The U.S. Department of Health and Human Services (HHS) could be getting ready to change the public exchange plan provider network rules.
The office of the HHS Assistant Secretary for Planning and Evaluation (ASPE) — an in-house HHS think tank — has been conducting a study on setting new rules, according to David Cusano of the Georgetown Health Policy Institute.
Cusano talked about the study at a recent meeting of the Health Insurance and Managed Care Committee, an arm of the National Association of Insurance Commissioners (NAIC). Cusano told state insurance regulators at the meeting that ASPE officials could base any proposals for network adequacy rules on the network standards that now apply to Medicare Advantage plans.
The Centers for Medicare & Medicaid Services (CMS), an arm of HHS, sets detailed standards for Medicare Advantage plans. It requires a Medicare plan to offer a minimum number of providers and set a maximum amount of time that an enrollee must travel to see an in-network provider.
The Patient Protection and Affordable Care Act (PPACA) and HHS set loose national standards for exchange qualified health plan (QHP) provider networks. States and exchanges can impose tighter standards.
Critics have argued that some insurers have created QHPs with networks so small that enrollees have a hard time getting care.

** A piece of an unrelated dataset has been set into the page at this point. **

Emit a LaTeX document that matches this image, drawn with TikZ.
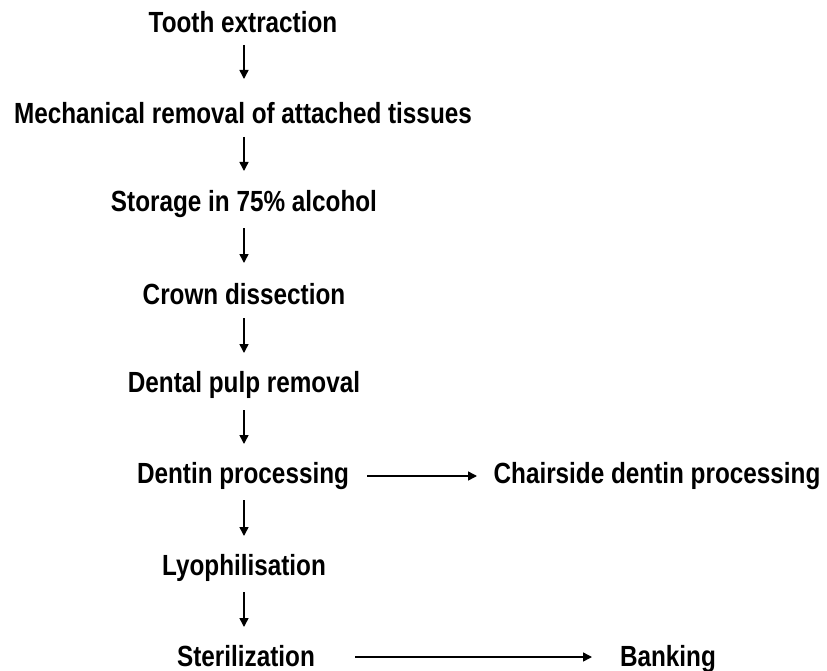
\documentclass[tikz,border=0pt]{standalone}
\usepackage{fontspec}
\usepackage{graphicx}
\setmainfont{Liberation Sans}
\usetikzlibrary{arrows.meta}
\newcommand{\tallt}[1]{\scalebox{1}[1.2]{#1}}
\begin{document}
\begin{tikzpicture}[x=1pt,y=-1pt,
  lbl/.style={font=\fontsize{24.3}{28}\selectfont\bfseries, inner sep=0pt, anchor=center},
  arr/.style={line width=1.5pt, -{Triangle[length=9pt,width=9pt]}}]
\useasboundingbox (0,0) rectangle (827,671);
\node[lbl] (a) at (243,22) {\tallt{Tooth extraction}};
\node[lbl] (b) at (243,113) {\tallt{Mechanical removal of attached tissues}};
\node[lbl] (c) at (244,204) {\tallt{Storage in 75\% alcohol}};
\node[lbl] (d) at (244,294) {\tallt{Crown dissection}};
\node[lbl] (e) at (244,385) {\tallt{Dental pulp removal}};
\node[lbl] (f) at (243,476) {\tallt{Dentin processing}};
\node[lbl] (g) at (657,476) {\tallt{Chairside dentin processing}};
\node[lbl] (h) at (244,568) {\tallt{Lyophilisation}};
\node[lbl] (i) at (246,656) {\tallt{Sterilization}};
\node[lbl, anchor=base] (j) at (668,0 |- i.base) {\tallt{Banking}};
\coordinate (a1) at (244,45); \coordinate (a2) at (244,79);
\coordinate (b1) at (244,137); \coordinate (b2) at (244,171);
\coordinate (c1) at (244,228); \coordinate (c2) at (244,263);
\coordinate (d1) at (244,318); \coordinate (d2) at (244,353);
\coordinate (e1) at (244,410); \coordinate (e2) at (244,444);
\coordinate (f1) at (244,500); \coordinate (f2) at (244,536);
\coordinate (h1) at (244,592); \coordinate (h2) at (244,627);
\coordinate (fx) at (367,476); \coordinate (gx) at (477,476);
\coordinate (ix) at (355,657); \coordinate (jx) at (592,657);
\draw[arr] (a1) -- (a2);
\draw[arr] (b1) -- (b2);
\draw[arr] (c1) -- (c2);
\draw[arr] (d1) -- (d2);
\draw[arr] (e1) -- (e2);
\draw[arr] (f1) -- (f2);
\draw[arr] (h1) -- (h2);
\draw[arr] (fx) -- (gx);
\draw[arr] (ix) -- (jx);
\end{tikzpicture}
\end{document}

Supporters say regulators should focus on solving specific network access problems and recognize that shorter, carefully created provider networks can help a plan offer good, well-coordinated care at a modest price.
Analysts at the Kaiser Family Foundation have published survey data suggesting that many uninsured people say they would rather have a cheaper plan with a smaller network than a more expensive plan with a bigger network.